Would a 100-by-3 dimensional feature matrix be mapped into a 100 dimensional or into a infinite dimensional feature space, if the mapping would not be bypassed by the Gaussian RBF Kernel?
Following this reasoning (The RBF kernel of Support Vector Machine) I would tend to say the feature matrix would be mapped to a inifinite dimensional feature space. Here a summary of the content:
Given a m-by-n feature matrix X. Each n-dimensional instance x of X is used to define a n-dimensional normal distribution function N1(n), with its center equal to the n-dimensional point x. N1(p) gives a real number as output for every inputted real number p. So an instance with a finite number of n dimensions is mapped into a function (I dont know how to assess the number of dimensions of this function).
A kernel K(a,b) is a function capable of computing the dot product <phi(a).T, phi(b)>. The dot product of two functions is defined as the integral of the multiplication of them. So <phi(a),phi(b) = int phi(a)*phi(b) da. This integral results in the gaussian rbf kernel K(a,b) = exp(-gamma*||a-b||^2).
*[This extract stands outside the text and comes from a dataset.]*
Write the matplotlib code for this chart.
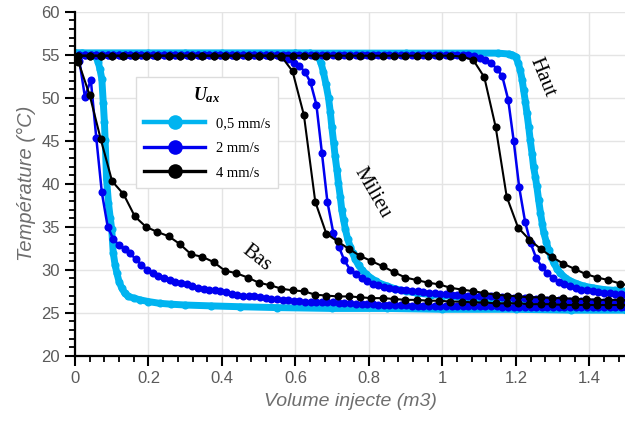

Following this reasoning (Why Gaussian radial basis function maps the examples into an infinite-dimensional space?) I would say the feature matrix would be mapped to a 100 dimensional feature space. Here a summary of the content:
If you have m distinct instances then the gaussian radial basis kernel makes the SVM operate in an m-dimensional space. We say that the radial basis kernel maps to a space of infinite dimension because you can make m as large as you want and the space it operates in keeps growing without bound.